MARIETTA — Teachers, bus drivers, custodians and other employees of Cobb County schools will receive an 8 to 12.6% raise if the final 2020 budget is approved by the board next month, the school district announced Wednesday.
The raise would be the largest given by the district in at least the last 25 years, according to Superintendent Chris Ragsdale. The school board will review Ragsdale’s proposed budget including staff raises and is expected to vote on the final budget in May. Once approved, the raises would take effect on July 1, the start of the new fiscal year.
Every non-temporary staff member will receive the raise, and substitute teachers will also see an 8% pay increase.

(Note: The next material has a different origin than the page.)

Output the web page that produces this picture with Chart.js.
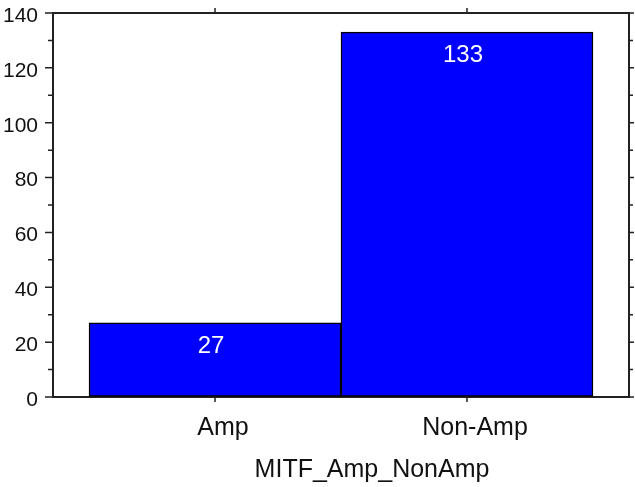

“One of our three priorities in this district is to make Cobb the best place to teach, lead and learn. Teach is the first word in that priority for a reason, because it’s my thought that if we invest to make sure we have the best teachers and we can retain the best teachers, the leading and learning will be outcomes of great teachers,” Ragsdale said Wednesday.
The raises account for $74 million of the district’s expected $1.18 billion in expenses for fiscal 2020. Ragsdale said the raises are in part thanks to the district’s low administrative costs and to the General Assembly’s passage of $3,000 across-the-board raises for school staff in Georgia included in the state’s budget.
Rosemary Vaughan, associate executive director for the Kennesaw-based teacher advocacy group Educators First, was in the crowd during Ragsdale’s announcement. Vaughan said the news is “unbelievable.”
“We are thrilled,” she said. “There have been past events where the money has come down (from the state), and they haven’t gotten it. They’ve gotten a Christmas bonus. So teachers were getting a little discouraged, I think.”
Vaughan, whose daughter teaches in the Cobb County School District, said the district is highly sought after by teachers and families but had recently been lagging behind other metro Atlanta districts in salaries. She said the newly announced raises will “go a long way to helping retain the best teachers.”
Teachers, she said, have a harder job than ever now, and Cobb’s raises will serve as a recognition of that.
Marlo Williams, a fifth grade teacher at Dowell Elementary School in Marietta, agreed. Williams, who has been a teacher in Cobb County for three years, said the news is sure to give school staff a morale boost.
“This raise is prioritizing our students and staff in a huge way. It shows the district cares and is continuing to prove that the Cobb County district is a great place to teach, lead and learn,” he said.
Williams said the pay increase will attract prospective teachers to the district and will help him pay for an advanced degree, which “wouldn’t have been an easy task without the raise.”
Brad Johnson, the school district’s chief financial officer, said where a staff member will land on the raise scale depends on several factors, including education, time with the district and whether they are eligible for a salary step increase.
For example, said John Adams, the district’s deputy superintendent of human resources and operations, a first-year teacher with a bachelor’s degree and no experience makes $43,465. Adams said next year, that person would advance to the next step in the salary schedule and receive the 8% raise, which would put their salary at $48,533 — a total increase of 11.7%.
Johnson said the district expects to generate $1.16 billion in revenue in 2020, compared to last year’s $1.08 billion. He also said while the millage rate of 18.9 mills is not expected to increase, home values have, and a Cobb homeowner who owns an average-priced home can expect to pay about $2,200 in school tax in 2020 — about $121 more than last fiscal year.
Other items in the proposed 2020 budget include:
♦ A 2% salary step for school nurses every two years;
♦ A pay increase for school police officers, with the amount to be determined;
♦ Hiring of 90 more teachers in various specialties to be spread across the district;
♦ Hiring of additional custodians to be assigned to schools that have expanded;
♦ New pay schedule for bus drivers, spreading payment across the year, rather than just the 180 days of school.